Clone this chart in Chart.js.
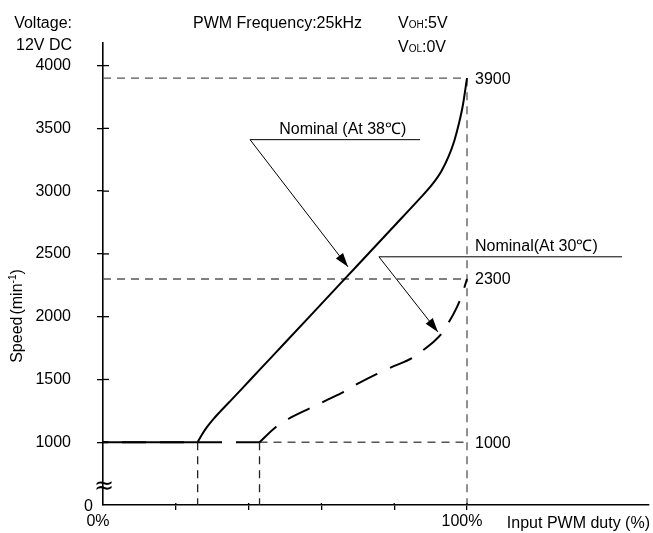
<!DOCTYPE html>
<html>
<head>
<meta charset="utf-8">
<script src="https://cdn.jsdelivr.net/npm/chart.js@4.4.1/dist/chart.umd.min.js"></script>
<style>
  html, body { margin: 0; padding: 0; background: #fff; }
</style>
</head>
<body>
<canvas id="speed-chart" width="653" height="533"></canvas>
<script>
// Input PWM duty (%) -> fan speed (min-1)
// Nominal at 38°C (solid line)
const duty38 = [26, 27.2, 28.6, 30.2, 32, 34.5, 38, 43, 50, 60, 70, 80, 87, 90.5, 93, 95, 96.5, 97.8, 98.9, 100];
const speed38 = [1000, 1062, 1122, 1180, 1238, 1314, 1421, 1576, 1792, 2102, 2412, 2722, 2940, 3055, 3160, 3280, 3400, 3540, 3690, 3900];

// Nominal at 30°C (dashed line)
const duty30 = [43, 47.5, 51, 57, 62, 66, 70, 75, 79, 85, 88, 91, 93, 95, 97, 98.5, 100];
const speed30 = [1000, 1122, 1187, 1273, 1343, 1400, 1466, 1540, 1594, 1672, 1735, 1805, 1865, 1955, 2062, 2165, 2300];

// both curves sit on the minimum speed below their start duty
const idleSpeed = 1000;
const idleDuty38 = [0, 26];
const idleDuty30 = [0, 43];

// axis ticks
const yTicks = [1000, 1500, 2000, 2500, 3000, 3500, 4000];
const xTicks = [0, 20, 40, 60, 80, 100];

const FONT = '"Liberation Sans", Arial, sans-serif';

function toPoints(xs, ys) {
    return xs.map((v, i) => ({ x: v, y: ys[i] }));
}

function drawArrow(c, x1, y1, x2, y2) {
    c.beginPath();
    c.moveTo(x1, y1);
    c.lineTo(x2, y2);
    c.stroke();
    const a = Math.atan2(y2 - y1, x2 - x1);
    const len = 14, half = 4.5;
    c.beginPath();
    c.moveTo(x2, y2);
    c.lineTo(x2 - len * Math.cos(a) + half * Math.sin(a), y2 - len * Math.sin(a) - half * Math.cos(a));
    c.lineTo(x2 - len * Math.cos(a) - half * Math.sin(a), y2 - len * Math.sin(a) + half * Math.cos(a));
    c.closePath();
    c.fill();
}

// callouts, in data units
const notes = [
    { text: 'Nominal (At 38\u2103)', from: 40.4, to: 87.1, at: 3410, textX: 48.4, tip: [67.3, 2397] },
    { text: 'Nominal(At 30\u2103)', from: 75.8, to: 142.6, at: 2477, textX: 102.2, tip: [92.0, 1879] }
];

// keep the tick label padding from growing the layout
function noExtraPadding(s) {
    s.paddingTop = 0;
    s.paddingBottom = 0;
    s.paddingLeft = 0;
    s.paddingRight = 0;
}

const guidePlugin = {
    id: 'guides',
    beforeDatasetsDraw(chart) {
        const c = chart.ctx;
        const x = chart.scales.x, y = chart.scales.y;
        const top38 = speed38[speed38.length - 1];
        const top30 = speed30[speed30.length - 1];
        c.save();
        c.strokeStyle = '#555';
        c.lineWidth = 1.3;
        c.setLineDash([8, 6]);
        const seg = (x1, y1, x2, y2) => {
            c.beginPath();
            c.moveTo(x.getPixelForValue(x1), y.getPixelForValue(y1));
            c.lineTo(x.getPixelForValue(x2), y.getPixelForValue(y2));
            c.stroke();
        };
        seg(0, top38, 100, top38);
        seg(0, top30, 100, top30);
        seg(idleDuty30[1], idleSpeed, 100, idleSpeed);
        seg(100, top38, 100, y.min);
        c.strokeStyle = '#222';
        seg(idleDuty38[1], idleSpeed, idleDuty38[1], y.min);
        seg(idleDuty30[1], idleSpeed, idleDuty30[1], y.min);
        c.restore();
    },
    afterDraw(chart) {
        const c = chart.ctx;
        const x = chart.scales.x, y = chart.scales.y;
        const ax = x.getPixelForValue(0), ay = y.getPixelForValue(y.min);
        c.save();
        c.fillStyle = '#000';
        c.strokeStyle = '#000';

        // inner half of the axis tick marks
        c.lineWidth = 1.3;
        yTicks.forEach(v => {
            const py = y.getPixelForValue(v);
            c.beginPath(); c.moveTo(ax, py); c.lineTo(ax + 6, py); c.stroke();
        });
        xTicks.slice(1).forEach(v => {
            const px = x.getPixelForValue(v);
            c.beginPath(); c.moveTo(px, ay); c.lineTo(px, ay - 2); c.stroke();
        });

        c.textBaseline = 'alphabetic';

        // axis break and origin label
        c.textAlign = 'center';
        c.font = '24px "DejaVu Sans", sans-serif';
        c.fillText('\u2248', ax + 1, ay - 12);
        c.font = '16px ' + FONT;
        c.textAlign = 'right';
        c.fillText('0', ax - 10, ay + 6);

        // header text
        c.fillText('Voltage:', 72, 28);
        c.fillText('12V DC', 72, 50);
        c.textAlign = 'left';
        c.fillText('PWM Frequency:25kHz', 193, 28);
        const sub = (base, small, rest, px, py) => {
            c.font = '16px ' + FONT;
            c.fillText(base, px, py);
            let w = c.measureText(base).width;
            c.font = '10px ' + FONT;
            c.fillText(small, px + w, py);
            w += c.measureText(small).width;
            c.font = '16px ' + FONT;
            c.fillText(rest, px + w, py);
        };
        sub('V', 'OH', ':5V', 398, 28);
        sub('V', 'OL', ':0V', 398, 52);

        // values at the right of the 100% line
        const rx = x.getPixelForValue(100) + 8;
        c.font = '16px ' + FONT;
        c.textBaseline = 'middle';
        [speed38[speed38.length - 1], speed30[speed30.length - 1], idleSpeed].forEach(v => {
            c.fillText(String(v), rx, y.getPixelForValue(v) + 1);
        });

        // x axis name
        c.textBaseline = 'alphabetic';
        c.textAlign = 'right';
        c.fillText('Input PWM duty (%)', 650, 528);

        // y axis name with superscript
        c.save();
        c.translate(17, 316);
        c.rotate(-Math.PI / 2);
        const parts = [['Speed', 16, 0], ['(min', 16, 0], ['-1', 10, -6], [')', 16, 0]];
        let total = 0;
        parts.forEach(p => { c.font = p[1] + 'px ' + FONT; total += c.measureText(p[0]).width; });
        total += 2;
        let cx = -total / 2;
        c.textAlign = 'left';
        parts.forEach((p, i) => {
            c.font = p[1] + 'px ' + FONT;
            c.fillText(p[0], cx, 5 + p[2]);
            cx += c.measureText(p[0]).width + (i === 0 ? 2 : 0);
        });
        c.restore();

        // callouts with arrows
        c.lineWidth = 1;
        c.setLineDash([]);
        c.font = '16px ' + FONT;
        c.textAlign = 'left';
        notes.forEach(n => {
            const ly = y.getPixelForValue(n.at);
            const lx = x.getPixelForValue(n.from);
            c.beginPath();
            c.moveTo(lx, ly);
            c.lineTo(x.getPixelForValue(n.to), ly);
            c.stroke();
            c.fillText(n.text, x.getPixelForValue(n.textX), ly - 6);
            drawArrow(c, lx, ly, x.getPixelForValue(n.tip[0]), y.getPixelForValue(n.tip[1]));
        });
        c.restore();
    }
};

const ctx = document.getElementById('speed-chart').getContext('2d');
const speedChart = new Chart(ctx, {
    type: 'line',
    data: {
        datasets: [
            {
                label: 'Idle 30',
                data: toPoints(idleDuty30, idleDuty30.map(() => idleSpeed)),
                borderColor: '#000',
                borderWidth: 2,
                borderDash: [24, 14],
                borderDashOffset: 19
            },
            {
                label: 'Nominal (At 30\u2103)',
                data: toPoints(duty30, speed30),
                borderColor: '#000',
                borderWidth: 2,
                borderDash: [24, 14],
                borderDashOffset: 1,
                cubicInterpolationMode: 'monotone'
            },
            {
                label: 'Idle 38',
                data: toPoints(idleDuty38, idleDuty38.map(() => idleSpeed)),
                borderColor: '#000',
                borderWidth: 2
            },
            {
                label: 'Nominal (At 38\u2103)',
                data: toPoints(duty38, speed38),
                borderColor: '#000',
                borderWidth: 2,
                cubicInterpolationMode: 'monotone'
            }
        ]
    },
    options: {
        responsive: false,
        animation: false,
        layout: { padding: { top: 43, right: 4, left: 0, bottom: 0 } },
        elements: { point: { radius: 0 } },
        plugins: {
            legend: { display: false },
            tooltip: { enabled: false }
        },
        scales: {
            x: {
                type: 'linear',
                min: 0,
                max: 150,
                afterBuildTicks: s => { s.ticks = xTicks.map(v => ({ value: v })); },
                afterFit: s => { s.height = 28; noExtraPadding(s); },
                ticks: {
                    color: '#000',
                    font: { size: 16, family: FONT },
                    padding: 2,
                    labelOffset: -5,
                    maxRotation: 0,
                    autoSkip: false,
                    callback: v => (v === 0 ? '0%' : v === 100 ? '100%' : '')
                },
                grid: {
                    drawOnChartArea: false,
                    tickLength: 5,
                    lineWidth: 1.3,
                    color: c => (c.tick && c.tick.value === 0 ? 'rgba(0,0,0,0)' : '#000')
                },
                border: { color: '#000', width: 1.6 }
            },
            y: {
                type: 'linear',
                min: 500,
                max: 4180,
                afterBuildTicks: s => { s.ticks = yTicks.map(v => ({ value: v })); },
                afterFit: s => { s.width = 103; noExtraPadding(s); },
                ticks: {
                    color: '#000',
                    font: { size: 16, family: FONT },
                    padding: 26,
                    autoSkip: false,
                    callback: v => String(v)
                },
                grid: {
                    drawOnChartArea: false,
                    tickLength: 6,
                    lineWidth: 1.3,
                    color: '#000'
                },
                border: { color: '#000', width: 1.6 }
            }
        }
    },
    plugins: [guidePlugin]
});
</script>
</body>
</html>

__________

**EXERCISE GOAL:** Up to and including the line containing "3540, 3690, 3900];", repeat every line from the start of the data, but none of the pictures.

**THE RESULT:**
Clone this chart in Chart.js.
<!DOCTYPE html>
<html>
<head>
<meta charset="utf-8">
<script src="https://cdn.jsdelivr.net/npm/chart.js@4.4.1/dist/chart.umd.min.js"></script>
<style>
  html, body { margin: 0; padding: 0; background: #fff; }
</style>
</head>
<body>
<canvas id="speed-chart" width="653" height="533"></canvas>
<script>
// Input PWM duty (%) -> fan speed (min-1)
// Nominal at 38°C (solid line)
const duty38 = [26, 27.2, 28.6, 30.2, 32, 34.5, 38, 43, 50, 60, 70, 80, 87, 90.5, 93, 95, 96.5, 97.8, 98.9, 100];
const speed38 = [1000, 1062, 1122, 1180, 1238, 1314, 1421, 1576, 1792, 2102, 2412, 2722, 2940, 3055, 3160, 3280, 3400, 3540, 3690, 3900];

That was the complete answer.